The web shows the results of applying state-of-the art text mining tools developed by MedBioinformatics solutions to the LitCovid dataset (Chen, Allot, and Lu, 2020), to identify mentions of diseases, signs and symptoms. The LitCovid dataset contains a selection of papers referring to Coronavirus 19 disease.

Our text mining tools scan those articles and identify any mention of genes, diseases and phenotypes, together with mentions of the COVID-19 virus. These mentions are normalized to standard vocabularies.
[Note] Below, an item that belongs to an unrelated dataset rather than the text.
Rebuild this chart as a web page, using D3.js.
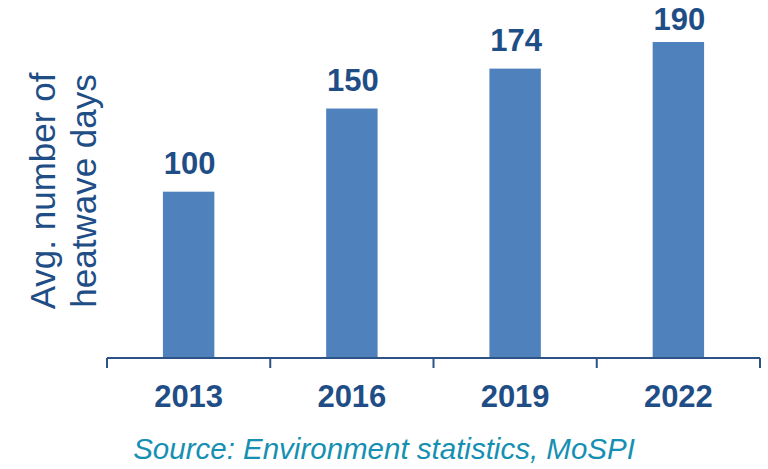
<!DOCTYPE html>
<html>
<head>
<meta charset="utf-8">
<script src="https://cdn.jsdelivr.net/npm/d3@7"></script>
<style>
  html, body { margin: 0; padding: 0; background: #fff; }
  svg { display: block; font-family: "Liberation Sans", Arial, sans-serif; }
</style>
</head>
<body>
<svg id="chart" width="768" height="469"></svg>
<script>
// Average heatwave days by survey year
const years = ["2013", "2016", "2019", "2022"];
const heatwaveDays = [100, 150, 174, 190];
const yLabelLines = ["Avg. number of", "heatwave days"];
const sourceNote = "Source: Environment statistics, MoSPI";

const svg = d3.select("#chart");
const margin = { left: 107, right: 8, top: 42, bottom: 111 };
const W = 768, H = 469;
const baseY = H - margin.bottom;

const x = d3.scaleBand()
  .domain(years)
  .range([margin.left, W - margin.right])
  .paddingInner(0.685)
  .paddingOuter(0.3425);

const y = d3.scaleLinear()
  .domain([0, d3.max(heatwaveDays)])
  .range([baseY, margin.top]);

const textBlue = "#1f4e86";

// bars
svg.append("g").selectAll("rect")
  .data(years)
  .join("rect")
  .attr("x", (d) => x(d))
  .attr("width", x.bandwidth())
  .attr("y", (d, i) => y(heatwaveDays[i]))
  .attr("height", (d, i) => baseY - y(heatwaveDays[i]))
  .attr("fill", "#4f81bd");

// value labels, kept inside the plot area at the top
svg.append("g").selectAll("text")
  .data(years)
  .join("text")
  .attr("x", (d) => x(d) + x.bandwidth() / 2 + 1)
  .attr("y", (d, i) => Math.max(y(heatwaveDays[i]) - 18, 30))
  .attr("text-anchor", "middle")
  .attr("font-size", 31)
  .attr("font-weight", "bold")
  .attr("fill", textBlue)
  .text((d, i) => heatwaveDays[i]);

// x axis: baseline with ticks at category boundaries
const axisG = svg.append("g").attr("stroke", "#2c5286").attr("stroke-width", 2).attr("fill", "none");
const step = x.step();
const bounds = d3.range(years.length + 1).map((i) => margin.left + i * step);
axisG.append("line")
  .attr("x1", bounds[0]).attr("x2", bounds[bounds.length - 1])
  .attr("y1", baseY).attr("y2", baseY);
axisG.selectAll("line.tick")
  .data(bounds)
  .join("line")
  .attr("class", "tick")
  .attr("x1", (d) => d).attr("x2", (d) => d)
  .attr("y1", baseY).attr("y2", baseY + 10);

// year labels
svg.append("g").selectAll("text")
  .data(years)
  .join("text")
  .attr("x", (d) => x(d) + x.bandwidth() / 2)
  .attr("y", baseY + 49)
  .attr("text-anchor", "middle")
  .attr("font-size", 31)
  .attr("font-weight", "bold")
  .attr("fill", textBlue)
  .text((d) => d);

// y-axis title, two rotated lines
const yt = svg.append("text")
  .attr("transform", "translate(55,191) rotate(-90)")
  .attr("text-anchor", "middle")
  .attr("font-size", 35)
  .attr("fill", textBlue);
yLabelLines.forEach((line, i) => {
  yt.append("tspan").attr("x", 0).attr("dy", i === 0 ? 0 : 41).text(line);
});

// source note
svg.append("text")
  .attr("x", 384)
  .attr("y", 459)
  .attr("text-anchor", "middle")
  .attr("font-size", 29.5)
  .attr("font-style", "italic")
  .attr("fill", "#1590b2")
  .text(sourceNote);
</script>
</body>
</html>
The data can be downloaded here

The data is available under license the Attribution-NonCommercial-ShareAlike 4.0 International License whose text can be found here.

For more information, please contact usat support(at)disgenet(dot)org

In the image below, we represent the genes and disease more frequently mentioned together with CoVID-19 and with SARS CoV-2.

Data History

  • Version 5.0 released (September 28, 2020)
    • Variant information has been added.
    • The dataset contains 1843 genes, and 4018 diseases, and 211 variants, and phenotypes over 49410 publications.
  • Version 4.0 released (July 14, 2020)
    • The dataset contains 863 genes, and 2563 diseases and phenotypes over 21.620 publications.
  • Version 3.0 released (June 10, 2020)
    • Gene information has been added.
    • The dataset contains 754 genes, and 2,101 diseases and phenotypes over 15430 publications.
  • Version 2.0 released (May 20, 2020)
    • The dataset contains 1569 diseases and phenotypes over 11,297 publications.
  • Version 1.0 released (April 19, 2020)
    • The dataset contains 905 diseases and phenotypes over 4,833 publications.